Shane Lowry facing Bridgestone dilemma

Europe’s Ryder Cup captain Darren Clarke believes Shane Lowry has a tough decision to make over his WGC-Bridgestone Invitational title defence in 2016 but is in no doubt the European Tour made the right decision not to sanction next year’s prestigious tournament.

The Tour’s incoming chief executive, Keith Pelley, made a statement of intent yesterday in his first week in the role since succeeding George O’Grady when he decided to withdraw his organisation’s co-sanctioning of the World Golf Championship event, won by Ireland’s Lowry on Sunday, after it was moved into a schedule clash with the 2016 French Open. Furthermore, the Tour decided it would not award Ryder Cup qualification points to its members who decided to play the Bridgestone, handing them a dilemma with the battle for places on Clarke’s team in 2016 certain to be heating up next summer.

The source of the problem is the reintroduction of golf into the Olympic Games at Rio in Brazil, with the men’s competition to be held August 11-14.

The date has forced the final major of the year, the PGA Championship, to be brought forward to July 25-31, bumping out the Bridgestone, which has been moved in the PGA Tour schedule to June 27-July 3, the traditional date of the French Open, the oldest national Open Championship in Continental Europe which next year will celebrate its 100th anniversary.

For players with Ryder Cup ambitions to represent Europe at Hazeltine in just over 13 months, that means a difficult decision lies ahead, not least for world number 19 Lowry, who will have pencilled in a Bridgestone title defence as soon as he lifted the trophy at Firestone Country Club last Sunday.

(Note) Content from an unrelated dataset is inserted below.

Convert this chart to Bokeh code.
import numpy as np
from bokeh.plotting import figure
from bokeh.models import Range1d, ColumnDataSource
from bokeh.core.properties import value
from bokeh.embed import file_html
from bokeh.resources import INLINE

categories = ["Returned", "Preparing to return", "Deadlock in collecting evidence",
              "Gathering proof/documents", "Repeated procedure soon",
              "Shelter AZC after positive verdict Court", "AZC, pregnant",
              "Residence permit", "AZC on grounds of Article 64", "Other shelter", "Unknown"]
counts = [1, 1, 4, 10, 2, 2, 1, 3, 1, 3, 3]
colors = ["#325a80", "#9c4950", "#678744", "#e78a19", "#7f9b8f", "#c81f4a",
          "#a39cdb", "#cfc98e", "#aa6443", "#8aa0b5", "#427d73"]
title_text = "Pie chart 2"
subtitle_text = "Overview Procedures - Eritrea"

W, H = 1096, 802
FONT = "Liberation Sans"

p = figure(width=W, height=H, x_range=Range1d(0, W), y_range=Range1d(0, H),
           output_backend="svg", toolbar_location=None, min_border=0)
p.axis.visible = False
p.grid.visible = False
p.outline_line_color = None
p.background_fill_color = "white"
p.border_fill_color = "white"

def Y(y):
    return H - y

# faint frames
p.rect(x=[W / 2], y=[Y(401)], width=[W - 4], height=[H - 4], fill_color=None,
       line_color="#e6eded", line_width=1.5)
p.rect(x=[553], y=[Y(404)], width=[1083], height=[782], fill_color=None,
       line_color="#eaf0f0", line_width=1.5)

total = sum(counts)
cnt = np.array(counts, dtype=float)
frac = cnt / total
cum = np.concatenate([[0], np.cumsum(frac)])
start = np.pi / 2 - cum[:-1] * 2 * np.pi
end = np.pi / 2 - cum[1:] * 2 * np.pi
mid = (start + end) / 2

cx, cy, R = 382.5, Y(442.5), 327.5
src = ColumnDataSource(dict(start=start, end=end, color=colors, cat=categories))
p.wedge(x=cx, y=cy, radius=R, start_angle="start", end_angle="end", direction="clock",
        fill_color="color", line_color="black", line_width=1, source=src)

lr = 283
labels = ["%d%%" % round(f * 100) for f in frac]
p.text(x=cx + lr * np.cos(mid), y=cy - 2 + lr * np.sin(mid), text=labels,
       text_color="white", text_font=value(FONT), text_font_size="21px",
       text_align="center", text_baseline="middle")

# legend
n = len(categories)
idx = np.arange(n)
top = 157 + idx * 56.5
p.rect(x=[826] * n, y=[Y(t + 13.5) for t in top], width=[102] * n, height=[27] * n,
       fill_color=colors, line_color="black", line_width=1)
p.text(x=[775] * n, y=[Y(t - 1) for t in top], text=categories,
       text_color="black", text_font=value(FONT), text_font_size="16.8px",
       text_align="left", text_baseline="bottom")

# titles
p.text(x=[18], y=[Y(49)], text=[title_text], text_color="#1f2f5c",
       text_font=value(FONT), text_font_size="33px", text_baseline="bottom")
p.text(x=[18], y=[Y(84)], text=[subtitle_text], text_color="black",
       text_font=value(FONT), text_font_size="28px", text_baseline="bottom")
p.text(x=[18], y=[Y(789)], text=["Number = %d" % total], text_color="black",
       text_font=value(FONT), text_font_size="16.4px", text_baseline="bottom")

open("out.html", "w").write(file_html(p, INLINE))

“I don’t know what I am going to do,” Lowry said yesterday as he prepared at Whistling Straits for this week’s 2015 PGA Championship. “Obviously it is a year away and the same week as the French Open so I will have to make a decision nearer the time, or at the start of next year when I set out my schedule.

“It is a bit disappointing that it clashed with the French Open though I haven’t played it for three years. It will be hard not to go back and defend (Bridgestone) but it’s a Ryder Cup year and it’s going to be a difficult decision to make for everyone. Who knows what Rory will do, Kaymer, Stenson, Poulter. We will see nearer the date.”

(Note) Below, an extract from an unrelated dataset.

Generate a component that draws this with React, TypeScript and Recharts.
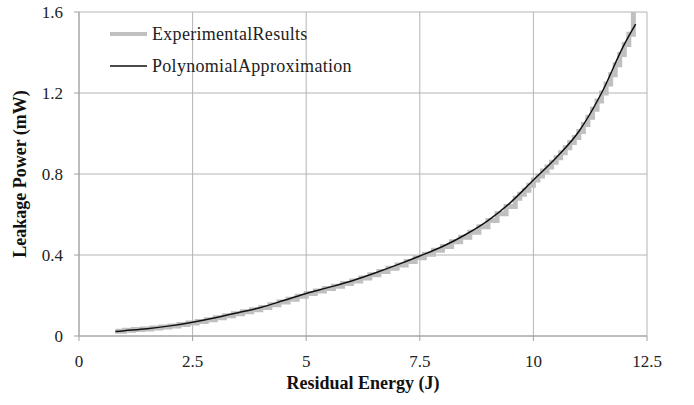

Clarke sympathised with Lowry’s plight but said he was proud at his Tour’s decision to make a stand against the PGA Tour.

“That’s an understandable dilemma,” Clarke said yesterday. “I think next year with the Olympics being back in, we all realise how difficult it has been for scheduling issues.

“It depends what the guys want to do. If they’re close to qualifying on the points list or they’re close to qualifying through Race to Dubai, it’s a tough decision for the guys to make. Especially it’s a tough decision for Shane, he won his first World Golf Championship at Firestone, and he may have a decision to make come next summer.”

Asked if any team hopefuls would seek his advice on which event to play, Clarke was unequivocal. “France. From a European perspective,” he said, before adding: “Difficult decisions have to be made, and I’m proud of the decision of the European Tour has made.”

Clarke, who will play the PGA this week 11 years after leading the championship at Whistling Straits on the major’s first visit to the Wisconsin links-style course by Lake Michigan, praised Lowry for his achievement and backed him to go one step further and win a major.

“He’s very comfortable playing in America. And I think a breakthrough win for him last week is very important for him at this stage of his career. He’s going to gain a massive amount of confidence from it and go forward. I fully expect him to be contending for a Ryder Cup spot next year.

“If he keeps playing the way he did last week, I think he’ll certainly be contending (for a major). You need a few breaks, but certainly he’s got the game to win. After doing what he did last week, I’m sure he will gain a massive amount of confidence. I don’t think there’s anything to get in his way. He needs the right breaks at the right time. And hopefully he’ll add to the list of Irish major winners.”